Bihar is among the poorest, most misgoverned states. More Plan funds or public sector projects are not remedies. The state was India’s industrial heartland in the 1950s, boasting the giant Tata complex at Jamshedpur and Dalmia-Jain complex at Rohtas. Bihar enjoyed massive public sector investment (Bokaro steel, Barauni refinery, Sindri and Barauni fertilizer plants, Heavy Engineering Corporation, Mining and Allied Machinery Corporation, coal mines).
Yet it became mired in poverty and stagnation because of deplorable governance and weak institutions. No businessman invests in Bihar today because the investment climate is lousy. Public infrastructure does not work. Any successful businessman faces mafia extortion and kidnapping threats. The police cannot help, partly because the mafia are woven into the political fabric. There are criminals galore in the state legislature and Cabinet.
Why do Biharis elect mafia dons? Because the police-judicial system is useless, and offers no protection or redress. By contrast, the mafia system functions. Mafia bosses hold court and give verdicts that are obeyed instantly, since they are enforced with mafia guns. I was told during a visit to Bihar that even supposedly good politicians needed guns and militia for protection. Being law-abiding was not an option.
Life in Bihar is not rule-based: it depends on the whim of the powerful and moneyed, with caste-based armies prowling the land. Laloo Yadav did not create this misgovernance: it was created by countless upper-caste predecessors. Laloo’s alternative was not good governance, but giving the spoils of misgovernance to Yadavs and Muslims. That formula has enabled him to win several elections.
He sneers that development does not win votes, caste does. Plan funds are routinely returned unspent to Delhi. Bureaucrats and teachers do not get paid, and so focus on ways to make money on the side.
How can such a state be reformed? Additional Plan funds will not work. In theory, the Centre could impose a financial emergency, but this is unthinkable in an era of coalition governments dependent for survival on regional parties.
I see no easy way out. Harnessing rural communities for participatory development is a way forward, but the robber-barons of Bihar are uninterested. How, then, can we improve governance and institutions in a polity based on the spoils of misgovernance?
One answer: make legitimate business more politically and financially rewarding for the mafia than extortion.
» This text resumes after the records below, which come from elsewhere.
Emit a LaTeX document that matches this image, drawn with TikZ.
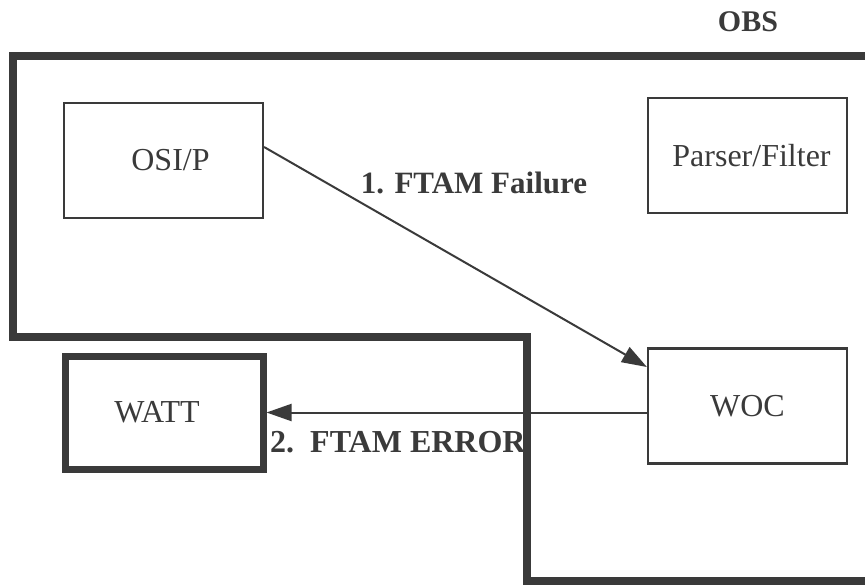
\documentclass[tikz,border=0pt]{standalone}
\usepackage{fontspec}
\setmainfont{Liberation Serif}
\usetikzlibrary{arrows.meta}
\definecolor{ink}{HTML}{3A3A3A}
\begin{document}
\begin{tikzpicture}[x=1pt,y=-1pt,
  box/.style={draw=ink,line width=2.2pt,minimum width=199pt,minimum height=115pt,inner sep=0pt,text=ink,font=\fontsize{32}{36}\selectfont},
  thickbox/.style={box,line width=7pt,minimum width=198pt,minimum height=113pt},
  arr/.style={draw=ink,line width=2pt,-{Triangle[length=25pt,width=17pt]}},
  lbl/.style={text=ink,font=\bfseries\fontsize{31}{36}\selectfont,inner sep=0pt}]
\useasboundingbox (0,0) rectangle (865,584);
\clip (0,0) rectangle (865,584);
% OBS boundary
\draw[ink,line width=8pt,line join=miter] (880,56) -- (13,56) -- (13,337) -- (527,337) -- (527,581) -- (880,581);
\node[lbl,font=\bfseries\fontsize{30}{34}\selectfont] (obs) at (748,22) {OBS};
% boxes
\node[box,text width=199pt,align=center] (osi) at (163.5,160.5) {\hspace*{14pt}OSI/P};
\node[box] (pf) at (747.5,155.5) {\hspace*{8pt}Parser/Filter};
\node[box] (woc) at (747.5,406) {WOC};
\node[thickbox] (watt) at (164,412.5) {WATT\hspace*{14pt}};
% connectors
\draw[arr] ([yshift=13.5pt]osi.east) -- ([yshift=39pt]woc.west);
\draw[arr] (woc.west |- watt.east) -- (watt.east);
\node[lbl] (l1) at (474,183) {1. FTAM Failure};
\node[lbl,anchor=west,font=\bfseries\fontsize{32}{36}\selectfont] (l2) at (270,442) {2.\ \ FTAM ERROR};
\end{tikzpicture}
\end{document}
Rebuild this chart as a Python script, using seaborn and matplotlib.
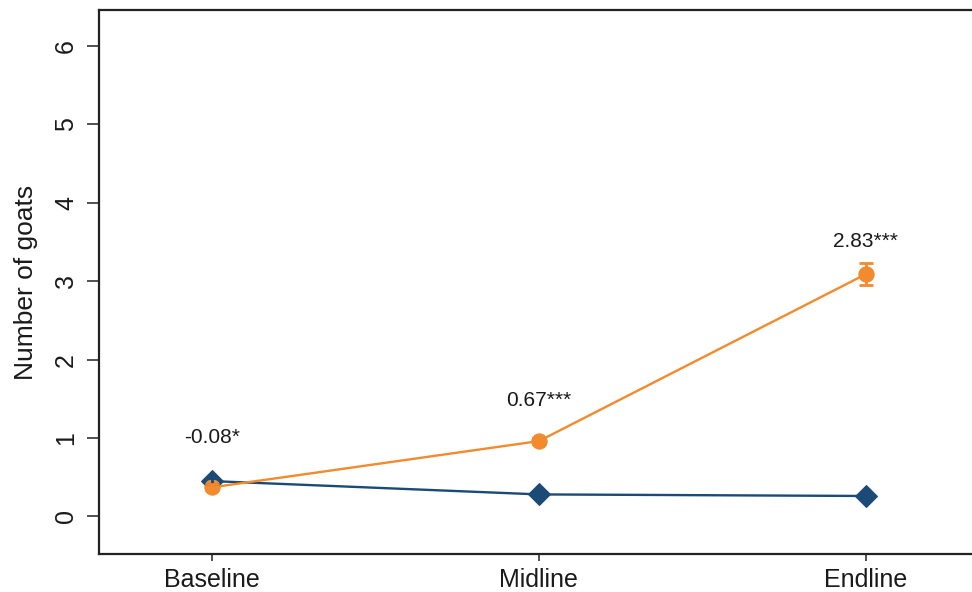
import matplotlib
matplotlib.use("Agg")
import matplotlib.pyplot as plt
import seaborn as sns
import pandas as pd
import numpy as np

# Survey rounds and mean number of goats per group
rounds = ["Baseline", "Midline", "Endline"]
control_mean = [0.45, 0.28, 0.26]
control_ci = [0.04, 0.03, 0.03]
treatment_mean = [0.37, 0.96, 3.09]
treatment_ci = [0.04, 0.04, 0.14]
effect_labels = ["-0.08*", "0.67***", "2.83***"]
label_y = [1.0, 1.48, 3.5]

yticks = [0, 1, 2, 3, 4, 5, 6]

sns.set_theme(style="white")
plt.rcParams["font.family"] = ["Liberation Sans", "DejaVu Sans"]

navy = "#1b4a76"
orange = "#f28a2e"
ink = "#1a1a1a"

x = np.arange(len(rounds))
df = pd.DataFrame({
    "round": np.concatenate([x, x]),
    "goats": control_mean + treatment_mean,
    "group": ["Control"] * 3 + ["Treatment"] * 3,
})

fig = plt.figure(figsize=(9.72, 5.92), dpi=100)
ax = fig.add_axes([0.1019, 0.0642, 0.905, 0.919])

sns.lineplot(data=df[df.group == "Control"], x="round", y="goats", ax=ax,
             color=navy, lw=1.7, marker="D", markersize=11,
             markeredgecolor=navy, legend=False)
sns.lineplot(data=df[df.group == "Treatment"], x="round", y="goats", ax=ax,
             color=orange, lw=1.7, marker="o", markersize=11,
             markeredgecolor=orange, legend=False)

ax.errorbar(x, control_mean, yerr=control_ci, fmt="none", ecolor=navy,
            elinewidth=2, capsize=5, capthick=2, zorder=4)
ax.errorbar(x, treatment_mean, yerr=treatment_ci, fmt="none", ecolor=orange,
            elinewidth=2, capsize=5, capthick=2, zorder=4)

for xi, yi, txt in zip(x, label_y, effect_labels):
    ax.text(xi, yi, txt, ha="center", va="center", fontsize=15, color=ink)

ax.set_xlim(-0.345, 2.345)
ax.set_ylim(-0.48, 6.46)
ax.set_xticks(x)
ax.set_xticklabels(rounds, fontsize=18, color=ink)
ax.set_yticks(yticks)
ax.set_yticklabels([str(t) for t in yticks], fontsize=18, rotation=90,
                   va="center", color=ink)
ax.set_xlabel("")
ax.set_ylabel("Number of goats", fontsize=19, labelpad=12, color=ink)

for side in ["left", "bottom", "top", "right"]:
    ax.spines[side].set_visible(True)
    ax.spines[side].set_color("#222222")
    ax.spines[side].set_linewidth(1.6)

ax.tick_params(axis="y", which="major", left=True, length=9, width=1.2,
               color="#333333", pad=6)
ax.tick_params(axis="x", which="major", bottom=True, length=5, width=1.2,
               color="#333333", pad=5)

fig.savefig("out.png", dpi=100, facecolor="white")
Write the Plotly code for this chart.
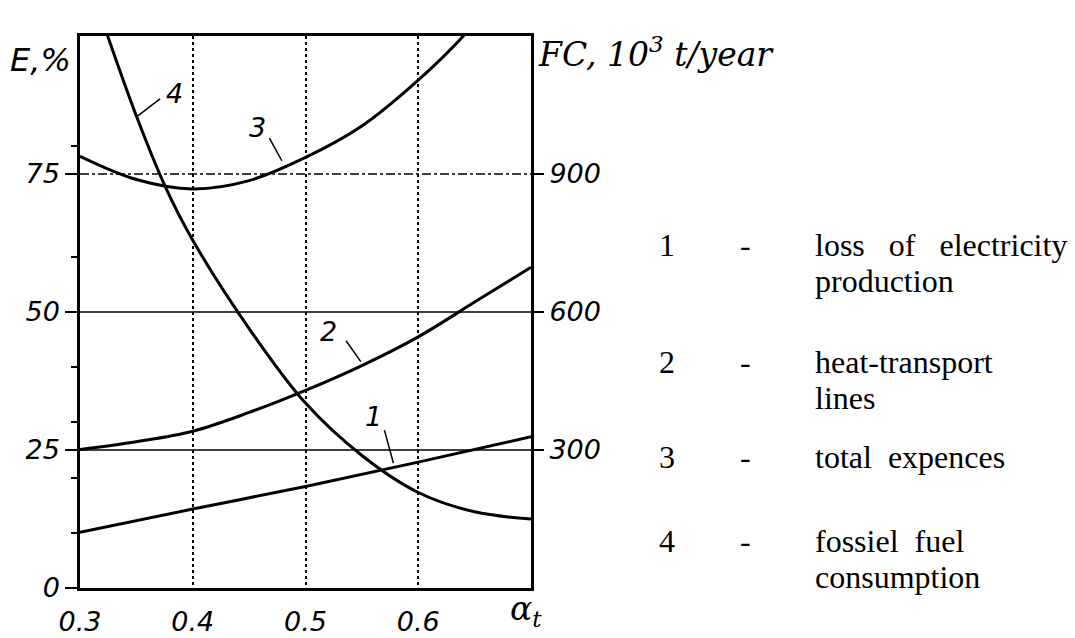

With oil at $ 70/barrel, ethanol is a cheap substitute for petrol and diesel. Up to 15% ethanol can be mixed with these fuels. Brazil has pioneered vehicles running on pure ethanol, which today costs half as much as petrol. Ethanol is produced in India from molasses, a by-product of sugar. In Brazil, ethanol is also produced directly from sugar cane juice: that, at today’s prices, is more profitable than the sugar-molasses-ethanol route.
Bihar is by far the best place in India to grow cane, a water-intensive crop. Bihar has fertile land, heavy rainfall and a high water table that can provide cheap, assured irrigation. This contrasts with Maharashtra, where rainfall is low, acquifers are drying up, and growing more cane would be difficult and ecologically disastrous. Bihar should become the sugar-cane capital of India, producing millions of tones of ethanol.
Cane is a very profitable crop for farmers, requiring little care and yielding high returns. After cutting, cane grows again, and can be harvested four times before requiring replanting. Cane has made western U.P. prosperous, and could make Bihar rich too.
But today most sugar mills in Bihar today are closed. Business conditions have long always been abysmal. Bajaj Hindustan was asked to take over a sick mills, but none of its managers wanted to go to this crime-ridden state. Bihari farmers have stopped growing cane because mills lack the money to pay.
So, who will run ethanol mills successfully in Bihar? Only the mafia can. But first, they must be convinced that they can get more money and votes from ethanol than extortion. The mafia alone can enforce rules, so let them enforce rules for growing cane and converting it to ethanol. Let the robber barons become sugar barons, or ethanol barons.
They will do so only if ethanol yields sinful profits. That, happily, seems to be the case with oil at $ 70/barrel. The political dividends look good too. Sugar cane benefits farmers and wins votes.
Economist Mancur Olson provided the theory of how, historically, roving bandits became stationary bandits. Many kings started as roving bandits, robbing and looting. But soon they found it more profitable and less risky to become stationary bandits, offering protection from rival bandits in return for protection money. In time, the protection money was called taxation, the protection racket was called law and order, and the stationary bandits were called kings. Becoming legitimate and rule-based benefited both the bandits and the ruled.
The implications for ethanol in Bihar ethanol are obvious.